■ **Supplied records**

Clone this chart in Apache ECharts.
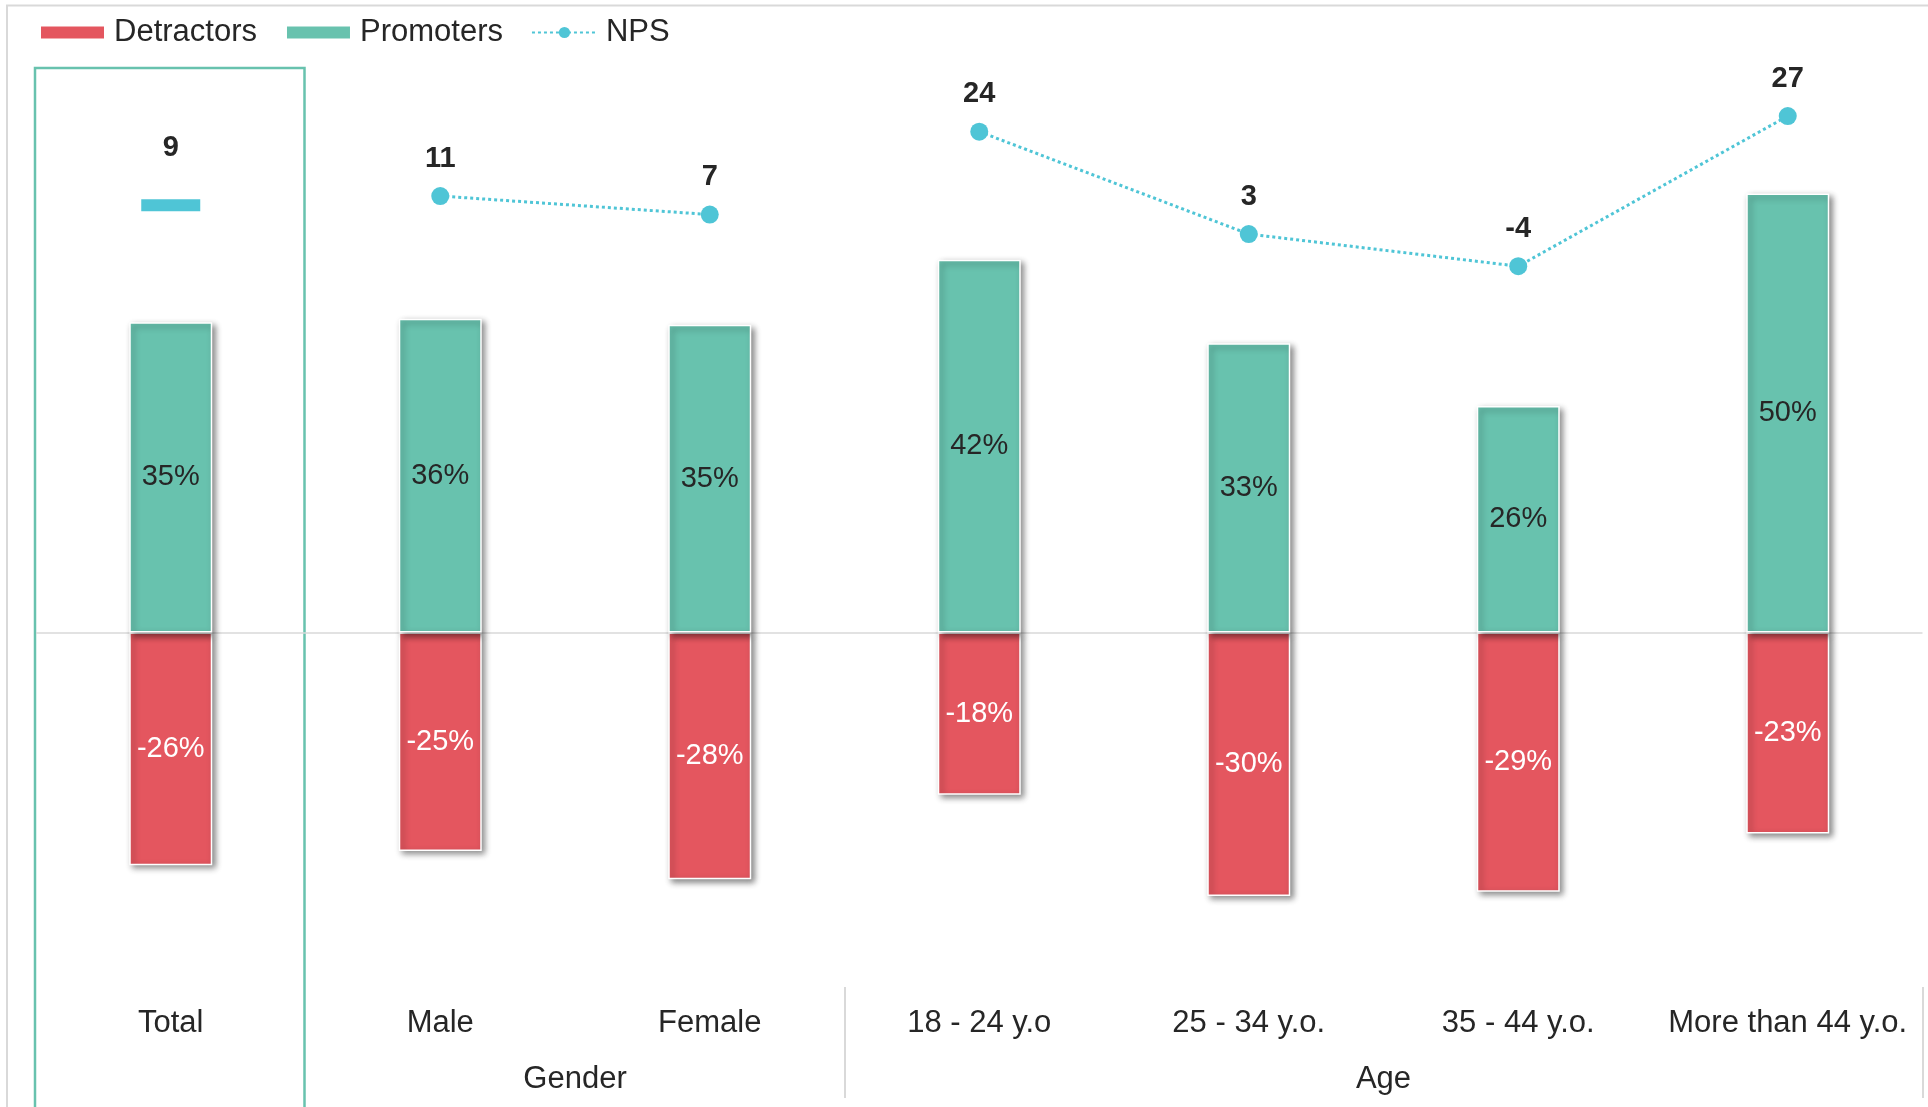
<!DOCTYPE html>
<html>
<head>
<meta charset="utf-8">
<title>NPS by segment</title>
<script src="https://cdn.jsdelivr.net/npm/echarts@6/dist/echarts.min.js"></script>
<style>
  html, body { margin: 0; padding: 0; background: #ffffff; }
  #chart { width: 1928px; height: 1107px; }
</style>
</head>
<body>
<div id="chart"></div>
<script>
// Segments shown along the x axis, and the group each one belongs to
const categories = ['Total', 'Male', 'Female', '18 - 24 y.o', '25 - 34 y.o.', '35 - 44 y.o.', 'More than 44 y.o.'];
const categoryGroup = [null, 'Gender', 'Gender', 'Age', 'Age', 'Age', 'Age'];

// Share of respondents (%) per segment
const promoters = [35.2, 35.6, 34.9, 42.3, 32.8, 25.7, 49.8];
const detractors = [-26.4, -24.8, -28.0, -18.4, -29.9, -29.4, -22.8];

// Net Promoter Score per segment
const npsScore = [8.8, 10.7, 6.9, 23.9, 2.9, -3.7, 27.1];

const FONT = 'Liberation Sans';
const TEXT = '#262626';
const RED = '#E4565F';
const TEAL = '#68C2AE';
const CYAN = '#4FC5D6';
const FRAME = '#D9D9D9';

// Contiguous runs of categories that share a group (in category units)
const groupSpans = [];
categoryGroup.forEach((g, i) => {
  if (!g) return;
  const last = groupSpans[groupSpans.length - 1];
  if (last && last.name === g && last.end === i) last.end = i + 1;
  else groupSpans.push({ name: g, start: i, end: i + 1 });
});
const groupLabelAt = groupSpans.map(s => (s.start + s.end) / 2);
const groupDividers = groupSpans.map(s => s.end).filter(v => v > 1);

const barItem = (color) => ({
  color: color,
  borderColor: '#ffffff',
  borderWidth: 1.5,
  shadowColor: 'rgba(0,0,0,0.45)',
  shadowBlur: 6,
  shadowOffsetX: 3,
  shadowOffsetY: 3
});

const pctLabel = (color) => ({
  show: true,
  position: 'inside',
  fontFamily: FONT,
  fontSize: 29,
  color: color,
  formatter: p => Math.round(p.value) + '%'
});

const npsLabel = {
  show: true,
  position: 'top',
  distance: 14,
  fontFamily: FONT,
  fontWeight: 'bold',
  fontSize: 29,
  color: TEXT,
  formatter: p => String(Math.round(p.value))
};

const npsLine = {
  color: CYAN,
  width: 3,
  type: [3, 3]
};

// One connected line per group, so groups are not joined to each other
const npsGroupSeries = groupSpans.map(span => ({
  name: 'NPS',
  type: 'line',
  xAxisIndex: 0,
  yAxisIndex: 1,
  data: npsScore.map((v, i) => (i >= span.start && i < span.end ? v : '-')),
  connectNulls: false,
  symbol: 'circle',
  symbolSize: 18,
  lineStyle: npsLine,
  itemStyle: { color: CYAN },
  label: npsLabel,
  z: 5
}));

// Overall score, drawn as a dash marker
const npsTotalSeries = {
  name: 'NPS',
  type: 'line',
  xAxisIndex: 0,
  yAxisIndex: 1,
  data: npsScore.map((v, i) => (categoryGroup[i] ? '-' : v)),
  symbol: 'rect',
  symbolSize: [59, 12],
  lineStyle: npsLine,
  itemStyle: { color: CYAN },
  label: Object.assign({}, npsLabel, { distance: 37 }),
  z: 5
};

const option = {
  backgroundColor: '#ffffff',
  animation: false,
  textStyle: { fontFamily: FONT },
  legend: {
    left: 34,
    top: 12,
    itemWidth: 65,
    itemHeight: 14,
    itemGap: 28,
    textStyle: { fontFamily: FONT, fontSize: 31, color: TEXT, padding: [0, 0, 0, 4] },
    data: [
      { name: 'Detractors', icon: 'rect' },
      { name: 'Promoters', icon: 'rect' },
      { name: 'NPS' }
    ]
  },
  grid: { left: 36, right: 5.5, top: 68, bottom: 120, containLabel: false },
  xAxis: [
    {
      type: 'category',
      data: categories,
      position: 'bottom',
      axisLine: { show: false, onZero: false },
      axisTick: { show: false },
      splitLine: { show: false },
      axisLabel: { fontFamily: FONT, fontSize: 31, color: TEXT, margin: 21, interval: 0 }
    },
    {
      // group captions and dividers underneath the segment names
      type: 'value',
      min: 0,
      max: categories.length,
      position: 'bottom',
      axisLine: { show: false, onZero: false },
      splitLine: { show: false },
      axisTick: {
        show: true,
        customValues: groupDividers,
        length: 111,
        lineStyle: { color: FRAME, width: 2 }
      },
      axisLabel: {
        show: true,
        customValues: groupLabelAt,
        margin: 77,
        fontFamily: FONT,
        fontSize: 31,
        color: TEXT,
        formatter: v => {
          const idx = groupLabelAt.indexOf(v);
          return idx >= 0 ? groupSpans[idx].name : '';
        }
      }
    }
  ],
  yAxis: [
    { type: 'value', min: -40.22, max: 64.04, show: false, splitLine: { show: false } },
    { type: 'value', min: -151.5, max: 36.95, show: false, splitLine: { show: false } }
  ],
  series: [
    {
      name: 'Detractors',
      type: 'bar',
      xAxisIndex: 0,
      yAxisIndex: 0,
      data: detractors,
      barWidth: 83,
      barGap: '-100%',
      itemStyle: barItem(RED),
      label: pctLabel('#ffffff'),
      z: 2
    },
    {
      name: 'Promoters',
      type: 'bar',
      xAxisIndex: 0,
      yAxisIndex: 0,
      data: promoters,
      barWidth: 83,
      barGap: '-100%',
      itemStyle: barItem(TEAL),
      label: pctLabel(TEXT),
      markLine: {
        silent: true,
        symbol: ['none', 'none'],
        label: { show: false },
        lineStyle: { color: FRAME, type: 'solid', width: 1.5 },
        data: [{ yAxis: 0 }],
        z: 1
      },
      z: 3
    },
    ...npsGroupSeries,
    npsTotalSeries
  ]
};

const chart = echarts.init(document.getElementById('chart'), null, { renderer: 'canvas' });
chart.setOption(option);

// Frame around the whole chart and a highlight box around the "Total" column
const c0 = chart.convertToPixel({ xAxisIndex: 0 }, categories[0]);
const c1 = chart.convertToPixel({ xAxisIndex: 0 }, categories[1]);
const band = c1 - c0;
const plotTop = chart.convertToPixel({ yAxisIndex: 0 }, option.yAxis[0].max);
chart.setOption({
  graphic: [
    {
      type: 'rect',
      silent: true,
      z: -1,
      shape: { x: 7, y: 5.5, width: 2000, height: 1200 },
      style: { fill: null, stroke: FRAME, lineWidth: 2 }
    },
    {
      type: 'rect',
      silent: true,
      z: 0,
      shape: { x: c0 - band / 2 - 1, y: plotTop, width: band, height: 1200 },
      style: { fill: null, stroke: TEAL, lineWidth: 2.5 }
    }
  ]
});
</script>
</body>
</html>
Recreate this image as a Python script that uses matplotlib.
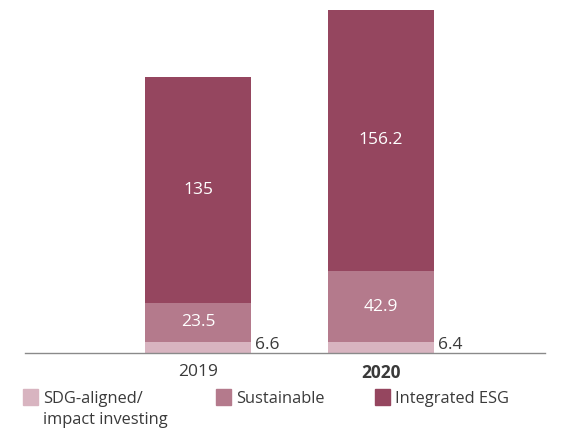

■ **Written task**
Transcribe each entry precisely as given, leaving the pictures out.

■ **Exercise response**
Clone this chart in Apache ECharts.
<!DOCTYPE html>
<html>
<head>
<meta charset="utf-8">
<title>NPS by segment</title>
<script src="https://cdn.jsdelivr.net/npm/echarts@6/dist/echarts.min.js"></script>
<style>
  html, body { margin: 0; padding: 0; background: #ffffff; }
  #chart { width: 1928px; height: 1107px; }
</style>
</head>
<body>
<div id="chart"></div>
<script>
// Segments shown along the x axis, and the group each one belongs to
const categories = ['Total', 'Male', 'Female', '18 - 24 y.o', '25 - 34 y.o.', '35 - 44 y.o.', 'More than 44 y.o.'];
const categoryGroup = [null, 'Gender', 'Gender', 'Age', 'Age', 'Age', 'Age'];

// Share of respondents (%) per segment
const promoters = [35.2, 35.6, 34.9, 42.3, 32.8, 25.7, 49.8];
const detractors = [-26.4, -24.8, -28.0, -18.4, -29.9, -29.4, -22.8];

// Net Promoter Score per segment
const npsScore = [8.8, 10.7, 6.9, 23.9, 2.9, -3.7, 27.1];

const FONT = 'Liberation Sans';
const TEXT = '#262626';
const RED = '#E4565F';
const TEAL = '#68C2AE';
const CYAN = '#4FC5D6';
const FRAME = '#D9D9D9';

// Contiguous runs of categories that share a group (in category units)
const groupSpans = [];
categoryGroup.forEach((g, i) => {
  if (!g) return;
  const last = groupSpans[groupSpans.length - 1];
  if (last && last.name === g && last.end === i) last.end = i + 1;
  else groupSpans.push({ name: g, start: i, end: i + 1 });
});
const groupLabelAt = groupSpans.map(s => (s.start + s.end) / 2);
const groupDividers = groupSpans.map(s => s.end).filter(v => v > 1);

const barItem = (color) => ({
  color: color,
  borderColor: '#ffffff',
  borderWidth: 1.5,
  shadowColor: 'rgba(0,0,0,0.45)',
  shadowBlur: 6,
  shadowOffsetX: 3,
  shadowOffsetY: 3
});

const pctLabel = (color) => ({
  show: true,
  position: 'inside',
  fontFamily: FONT,
  fontSize: 29,
  color: color,
  formatter: p => Math.round(p.value) + '%'
});

const npsLabel = {
  show: true,
  position: 'top',
  distance: 14,
  fontFamily: FONT,
  fontWeight: 'bold',
  fontSize: 29,
  color: TEXT,
  formatter: p => String(Math.round(p.value))
};

const npsLine = {
  color: CYAN,
  width: 3,
  type: [3, 3]
};

// One connected line per group, so groups are not joined to each other
const npsGroupSeries = groupSpans.map(span => ({
  name: 'NPS',
  type: 'line',
  xAxisIndex: 0,
  yAxisIndex: 1,
  data: npsScore.map((v, i) => (i >= span.start && i < span.end ? v : '-')),
  connectNulls: false,
  symbol: 'circle',
  symbolSize: 18,
  lineStyle: npsLine,
  itemStyle: { color: CYAN },
  label: npsLabel,
  z: 5
}));

// Overall score, drawn as a dash marker
const npsTotalSeries = {
  name: 'NPS',
  type: 'line',
  xAxisIndex: 0,
  yAxisIndex: 1,
  data: npsScore.map((v, i) => (categoryGroup[i] ? '-' : v)),
  symbol: 'rect',
  symbolSize: [59, 12],
  lineStyle: npsLine,
  itemStyle: { color: CYAN },
  label: Object.assign({}, npsLabel, { distance: 37 }),
  z: 5
};

const option = {
  backgroundColor: '#ffffff',
  animation: false,
  textStyle: { fontFamily: FONT },
  legend: {
    left: 34,
    top: 12,
    itemWidth: 65,
    itemHeight: 14,
    itemGap: 28,
    textStyle: { fontFamily: FONT, fontSize: 31, color: TEXT, padding: [0, 0, 0, 4] },
    data: [
      { name: 'Detractors', icon: 'rect' },
      { name: 'Promoters', icon: 'rect' },
      { name: 'NPS' }
    ]
  },
  grid: { left: 36, right: 5.5, top: 68, bottom: 120, containLabel: false },
  xAxis: [
    {
      type: 'category',
      data: categories,
      position: 'bottom',
      axisLine: { show: false, onZero: false },
      axisTick: { show: false },
      splitLine: { show: false },
      axisLabel: { fontFamily: FONT, fontSize: 31, color: TEXT, margin: 21, interval: 0 }
    },
    {
      // group captions and dividers underneath the segment names
      type: 'value',
      min: 0,
      max: categories.length,
      position: 'bottom',
      axisLine: { show: false, onZero: false },
      splitLine: { show: false },
      axisTick: {
        show: true,
        customValues: groupDividers,
        length: 111,
        lineStyle: { color: FRAME, width: 2 }
      },
      axisLabel: {
        show: true,
        customValues: groupLabelAt,
        margin: 77,
        fontFamily: FONT,
        fontSize: 31,
        color: TEXT,
        formatter: v => {
          const idx = groupLabelAt.indexOf(v);
          return idx >= 0 ? groupSpans[idx].name : '';
        }
      }
    }
  ],
  yAxis: [
    { type: 'value', min: -40.22, max: 64.04, show: false, splitLine: { show: false } },
    { type: 'value', min: -151.5, max: 36.95, show: false, splitLine: { show: false } }
  ],
  series: [
    {
      name: 'Detractors',
      type: 'bar',
      xAxisIndex: 0,
      yAxisIndex: 0,
      data: detractors,
      barWidth: 83,
      barGap: '-100%',
      itemStyle: barItem(RED),
      label: pctLabel('#ffffff'),
      z: 2
    },
    {
      name: 'Promoters',
      type: 'bar',
      xAxisIndex: 0,
      yAxisIndex: 0,
      data: promoters,
      barWidth: 83,
      barGap: '-100%',
      itemStyle: barItem(TEAL),
      label: pctLabel(TEXT),
      markLine: {
        silent: true,
        symbol: ['none', 'none'],
        label: { show: false },
        lineStyle: { color: FRAME, type: 'solid', width: 1.5 },
        data: [{ yAxis: 0 }],
        z: 1
      },
      z: 3
    },
    ...npsGroupSeries,
    npsTotalSeries
  ]
};

const chart = echarts.init(document.getElementById('chart'), null, { renderer: 'canvas' });
chart.setOption(option);

// Frame around the whole chart and a highlight box around the "Total" column
const c0 = chart.convertToPixel({ xAxisIndex: 0 }, categories[0]);
const c1 = chart.convertToPixel({ xAxisIndex: 0 }, categories[1]);
const band = c1 - c0;
const plotTop = chart.convertToPixel({ yAxisIndex: 0 }, option.yAxis[0].max);
chart.setOption({
  graphic: [
    {
      type: 'rect',
      silent: true,
      z: -1,
      shape: { x: 7, y: 5.5, width: 2000, height: 1200 },
      style: { fill: null, stroke: FRAME, lineWidth: 2 }
    },
    {
      type: 'rect',
      silent: true,
      z: 0,
      shape: { x: c0 - band / 2 - 1, y: plotTop, width: band, height: 1200 },
      style: { fill: null, stroke: TEAL, lineWidth: 2.5 }
    }
  ]
});
</script>
</body>
</html>
Recreate this image as a Python script that uses matplotlib.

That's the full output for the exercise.